By any measure, Mr. Raymond Cooper of Wylie, Texas, embodies what it means to be a success. He has a great family, an incredible financial portfolio, entrepreneurial accomplishments, and the reputation of being a trusted advisor to many important people—in addition to being the namesake of his own junior high school. Mr. Cooper’s life tells a story of grit. He grew up poor, lost his father at the early age of three, and found his way by learning from his incredibly strong mother. Through strength, hard work, and tenacity, Mr. Cooper founded the Universal Transformer Company, a sixty-year-old business that still thrives today.
Dr. Shawn Miller, principal of Cooper Junior High School, grew up very similar to the namesake of his campus. Raised in poverty by his grandmother in Mason, Texas, Dr. Miller did not have a present mother or father. As one of the older siblings, it was his job to help raise his brothers, sisters, and himself. From what I know of his grandmother, she instilled in him the values of hope, grit, and gratitude.
Struggle affects people in different ways. Some distance themselves from the past they once knew and work to pretend that strife never happened. Mr. Cooper, though, is different. He dedicated the second half of his life to helping those who found themselves experiencing the same struggles he experienced. Grateful for those who helped him, he donated land and organized volunteers to construct our local food pantry, the Wylie Christian Care Center. Over the years, the center has helped thousands of families in the surrounding area with food, clothing, and utility assistance. Many lives have changed for the better.
Struggle shaped Dr. Miller in a big way, too. Reaching the goal of principal and earning his Ph.D. are testaments to his grit. His gratitude manifests towards his family and the paternal role of dad to his siblings who he gladly and lovingly helped to grow into positive and productive citizens. He devotes that same love and care to the kids of Cooper Junior High. He creates a place of hope.
Gratitude is a choice. A friend of mine, Kris Segrest, says that people get either “bitter or better” when faced with challenges. Each individual chooses a path—fight or flight. Raymond Cooper and Shawn Miller’s challenges shaped them in ways that positively influenced not only their lives but also their families and community members. Their journeys made them stronger. They are grateful for what they have, but they are also grateful for the experiences that molded their lives.
Today in Wylie ISD, we celebrate the value of GRATITUDE. Gratitude makes a big impact on our own lives, and potentially the lives of others. Mr. Cooper and Dr. Miller are both representations of this belief.
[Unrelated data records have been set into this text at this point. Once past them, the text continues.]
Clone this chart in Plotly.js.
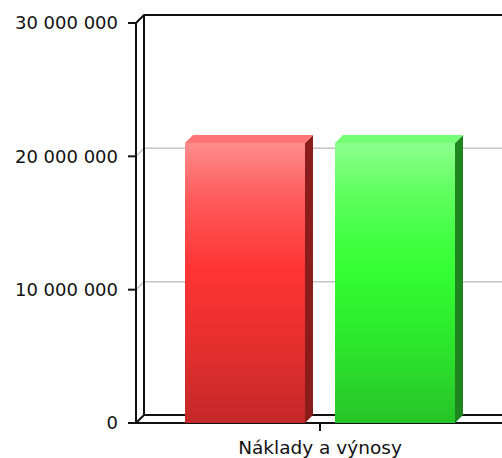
<!DOCTYPE html>
<html>
<head>
<meta charset="utf-8">
<script src="https://cdn.plot.ly/plotly-3.0.1.min.js"></script>
<style>html,body{margin:0;padding:0;background:#fff;}#chart{width:502px;height:458px;}</style>
</head>
<body>
<div id="chart"></div>
<script>
// ---- data ----
const categories = ['Náklady a výnosy'];
const seriesNames = ['Náklady', 'Výnosy'];
const seriesValues = [21000000, 21000000];
const yTickVals = [0, 10000000, 20000000, 30000000];
const yTickText = ['0', '10 000 000', '20 000 000', '30 000 000'];

// ---- styles ----
const frontScales = [
  [[0,'#c42828'],[0.25,'#e22e2e'],[0.55,'#ff3434'],[0.8,'#ff5a5a'],[1,'#ff8c8c']],
  [[0,'#26c426'],[0.25,'#2ce22c'],[0.55,'#33ff33'],[0.8,'#5aff5a'],[1,'#8cff8c']]
];
const topColors = ['#ff7474', '#74ff74'];
const sideColors = ['#8a1c1c', '#1f861f'];

// ---- geometry (pixel based layout) ----
const W = 502, H = 458;
const pxPerUnitX = 366;            // x data units: one category = 366px
const pxPer10M = 133.333;          // y scale
const catPx = 320, zeroPx = 423;
const plotL = 126, plotR = 502, plotT = 12, plotB = 434;
const xOf = px => (px - catPx) / pxPerUnitX;
const yOf = py => (zeroPx - py) * 10000000 / pxPer10M;
const xRange = [xOf(plotL), xOf(plotR)];
const yRange = [yOf(plotB), yOf(plotT)];
const depthPx = 8;
const dx = depthPx / pxPerUnitX;
const dy = depthPx * 10000000 / pxPer10M;
const xFront = xOf(136);
const xTickStart = xOf(128);
const xRight = xRange[1];
const barWidth = 120 / pxPerUnitX;
const barGap = 30 / pxPerUnitX;

const traces = [];
const lineTrace = (xs, ys, color, width) => ({
  type: 'scatter', mode: 'lines', x: xs, y: ys,
  line: {color: color, width: width}, hoverinfo: 'skip', showlegend: false
});

// back-wall grid lines
yTickVals.forEach(v => {
  if (v === 0 || v === yTickVals[yTickVals.length - 1]) return;
  traces.push(lineTrace([xFront, xFront + dx, xRight], [v, v + dy, v + dy], '#c4c4c4', 1.5));
});
const yTop = yTickVals[yTickVals.length - 1];
// top border of back wall
traces.push(lineTrace([xFront, xFront + dx, xRight], [yTop, yTop + dy, yTop + dy], '#111', 2));
// back wall left edge
traces.push(lineTrace([xFront + dx, xFront + dx], [dy, yTop + dy], '#111', 2));
// floor back edge
traces.push(lineTrace([xFront, xFront + dx, xRight], [0, dy, dy], '#111', 2));
// front axis line
traces.push(lineTrace([xFront, xFront], [0, yTop], '#111', 2));
// front floor line
traces.push(lineTrace([xFront, xRight], [0, 0], '#111', 2));
// y ticks
yTickVals.forEach(v => {
  traces.push(lineTrace([xTickStart, xFront], [v, v], '#111', 2));
});
// x tick
categories.forEach((c, i) => {
  traces.push(lineTrace([i, i], [0, -dy], '#111', 2));
});

// bars
const groupStart = -(seriesValues.length * barWidth + (seriesValues.length - 1) * barGap) / 2;
seriesValues.forEach((v, i) => {
  const x0 = groupStart + i * (barWidth + barGap);
  const x1 = x0 + barWidth;
  // side face
  traces.push({
    type: 'scatter', mode: 'lines', fill: 'toself',
    x: [x1, x1 + dx, x1 + dx, x1, x1], y: [0, dy, v + dy, v, 0],
    fillcolor: sideColors[i], line: {width: 0, color: sideColors[i]},
    hoverinfo: 'skip', showlegend: false
  });
  // top face
  traces.push({
    type: 'scatter', mode: 'lines', fill: 'toself',
    x: [x0, x1, x1 + dx, x0 + dx, x0], y: [v, v, v + dy, v + dy, v],
    fillcolor: topColors[i], line: {width: 0, color: topColors[i]},
    hoverinfo: 'skip', showlegend: false
  });
  // front face
  traces.push({
    type: 'scatter', mode: 'lines', fill: 'toself', name: seriesNames[i],
    x: [x0, x1, x1, x0, x0], y: [0, 0, v, v, 0],
    fillgradient: {type: 'vertical', colorscale: frontScales[i]},
    line: {width: 0, color: frontScales[i][2][1]},
    hoverinfo: 'skip', showlegend: false
  });
});

const fontFam = 'DejaVu Sans, Verdana, sans-serif';
const layout = {
  width: W, height: H,
  margin: {l: plotL, r: W - plotR, t: plotT, b: H - plotB, pad: 0},
  paper_bgcolor: '#fff', plot_bgcolor: '#fff',
  showlegend: false, hovermode: false,
  xaxis: {
    range: xRange, tickvals: categories.map((c, i) => i), ticktext: categories,
    ticks: '', showgrid: false, zeroline: false, showline: false, fixedrange: true,
    tickfont: {family: fontFam, size: 18.5, color: '#111'}
  },
  yaxis: {
    range: yRange, tickvals: yTickVals, ticktext: yTickText,
    ticks: '', showgrid: false, zeroline: false, showline: false, fixedrange: true,
    ticklabelstandoff: 7,
    tickfont: {family: fontFam, size: 18, color: '#111'}
  }
};
Plotly.newPlot('chart', traces, layout, {staticPlot: true, displayModeBar: false});
</script>
</body>
</html>
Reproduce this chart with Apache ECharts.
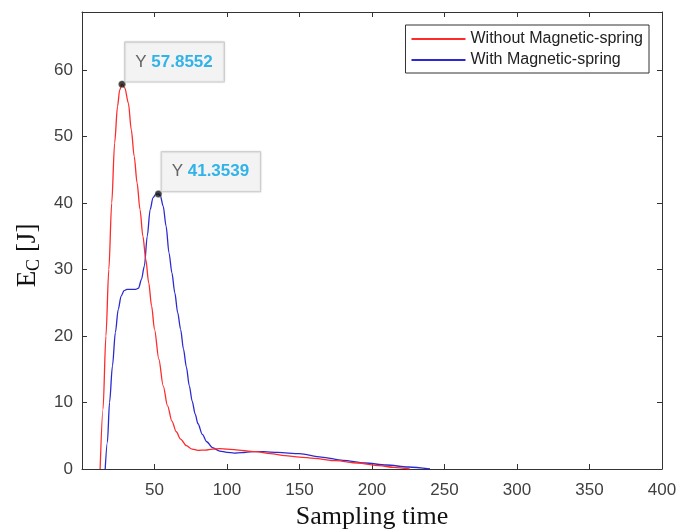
<!DOCTYPE html>
<html><head><meta charset="utf-8">
<script src="https://cdn.jsdelivr.net/npm/echarts@6/dist/echarts.min.js"></script>
<style>html,body{margin:0;padding:0;background:#fff}#c{width:676px;height:529px}</style>
</head><body><div id="c"></div>
<script>
const xTicks = [0, 50, 100, 150, 200, 250, 300, 350, 400];
const yTicks = [0, 10, 20, 30, 40, 50, 60];
const seriesNames = ['Without Magnetic-spring', 'With Magnetic-spring'];
const redX = [12.5,14.5,16.5,18.5,20.5,22.5,24.5,26,27.6,29.5,32,34,36,38,40,42,44,46,48,50,53,56,59,62,65,68,72,76,80,85,90,95,100,110,120,130,140,150,160,175,190,205,215,226];
const redY = [0,9,20,30,40,49,54.5,57,57.8552,57.3,55,51,47,43,39,35,31.5,28,24.5,21,16.5,12.5,9.5,7.2,5.6,4.5,3.5,3.0,2.8,2.85,3.0,3.05,3.0,2.8,2.6,2.3,2.0,1.8,1.6,1.25,0.9,0.5,0.25,0];
const blueX = [16,17.5,19,21,23,25,27,29,31,34,37,39,41,43,45,47,49,51,52.7,54,56,58,60,62,64,66,68,70,72,74,76,78,80,83,86,90,95,100,105,110,118,125,135,150,165,180,195,210,225,240];
const blueY = [0,4,10,15.5,20.5,24,26,26.8,27,27,27,27.2,28.5,30.5,35,39,40.8,41.3,41.3539,41.1,39.5,36.5,32.5,29.5,26.5,23.5,21,18,15.3,12.5,10.2,8.3,6.8,5.2,4.1,3.2,2.7,2.5,2.4,2.45,2.6,2.6,2.5,2.3,1.8,1.3,0.9,0.6,0.3,0];
const tipX = [27.6, 52.7];
const tipY = [57.8552, 41.3539];

const zip = (a, b) => a.map((v, i) => [v, b[i]]);
const chart = echarts.init(document.getElementById('c'));
const axisCommon = {
  type: 'value', min: 0,
  axisLine: { show: true, onZero: false, lineStyle: { color: '#333', width: 1 } },
  axisTick: { show: true, inside: true, length: 5, lineStyle: { color: '#333' } },
  splitLine: { show: false }
};
const tickFont = { fontFamily: 'Liberation Sans', fontSize: 17, color: '#404040' };
chart.setOption({
  animation: false,
  backgroundColor: '#fff',
  grid: { left: 82, right: 14, top: 12, bottom: 60, containLabel: false, outerBoundsMode: 'none' },
  legend: {
    data: seriesNames, orient: 'vertical', right: 27, top: 25,
    backgroundColor: '#fff', borderColor: '#333', borderWidth: 1,
    padding: [6, 6, 5, 5], itemWidth: 54, itemHeight: 14, itemGap: 5, itemTextGap: 4,
    itemStyle: { opacity: 0 },
    textStyle: { fontFamily: 'Liberation Sans', fontSize: 16, color: '#222' }
  },
  xAxis: [
    Object.assign({}, axisCommon, { max: 400, interval: 50, position: 'bottom',
      name: 'Sampling time', nameLocation: 'middle', nameGap: 31,
      nameTextStyle: { fontFamily: 'Liberation Serif', fontSize: 26, color: '#111' },
      axisLabel: Object.assign({ margin: 13, formatter: v => (v === xTicks[0] ? '' : String(v)) }, tickFont) }),
    Object.assign({}, axisCommon, { max: 400, interval: 50, position: 'top', axisLabel: { show: false } })
  ],
  yAxis: [
    Object.assign({}, axisCommon, { max: 68.7, interval: 10, position: 'left',
      name: '{e|E}{c|C} [J]', nameLocation: 'middle', nameGap: 39, nameRotate: 90,
      nameTextStyle: { fontFamily: 'Liberation Serif', fontSize: 27, color: '#111', padding: [0, 30, 0, 0],
        rich: { e: { fontFamily: 'Liberation Serif', fontSize: 27, color: '#111' },
                c: { fontFamily: 'Liberation Serif', fontSize: 18, color: '#111', padding: [12, 0, 0, 0] } } },
      axisLabel: Object.assign({ margin: 9, formatter: v => (yTicks.indexOf(v) >= 0 ? String(v) : '') }, tickFont) }),
    Object.assign({}, axisCommon, { max: 68.7, interval: 10, position: 'right', axisLabel: { show: false } })
  ],
  series: [
    { name: seriesNames[0], type: 'line', data: zip(redX, redY), symbol: 'none', smooth: 0.3, smoothMonotone: 'x',
      color: '#ff2a2a', lineStyle: { width: 1.3, color: '#ff2a2a' }, z: 3 },
    { name: seriesNames[1], type: 'line', data: zip(blueX, blueY), symbol: 'none', smooth: 0.3, smoothMonotone: 'x',
      color: '#2a2ad0', lineStyle: { width: 1.3, color: '#2a2ad0' }, z: 2 },
    { name: 'tips', type: 'scatter', data: zip(tipX, tipY), symbol: 'circle', symbolSize: 7,
      itemStyle: { color: '#111', borderColor: '#bba', borderWidth: 0.5 }, z: 5,
      label: { show: true, position: [7, -38],
        formatter: p => '{a|Y }{b|' + p.value[1].toFixed(4) + '}',
        backgroundColor: '#f7f7f7', borderColor: '#c8c8c8', borderWidth: 1, padding: [11, 11, 11, 10],
        shadowColor: 'rgba(0,0,0,0.15)', shadowBlur: 2,
        rich: { a: { fontFamily: 'Liberation Sans', fontSize: 17, color: '#404040' },
                b: { fontFamily: 'Liberation Sans', fontSize: 17, fontWeight: 'bold', color: '#00a3e6' } } } }
  ]
});
</script></body></html>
Are you grateful? If so, how would others know? Do you send cards, make phone calls, raise your brothers and sisters, or build food pantries for your community? At some time today, please take a moment to recognize that your struggles make you stronger. People care about you, and you make a difference in the world. We are in this thing together. Through it all, our gratitude makes us better, not bitter.
I am grateful for Mr. Cooper, I am grateful for Dr. Miller, I am grateful for you! I look forward to hearing more about the gratitude that you possess.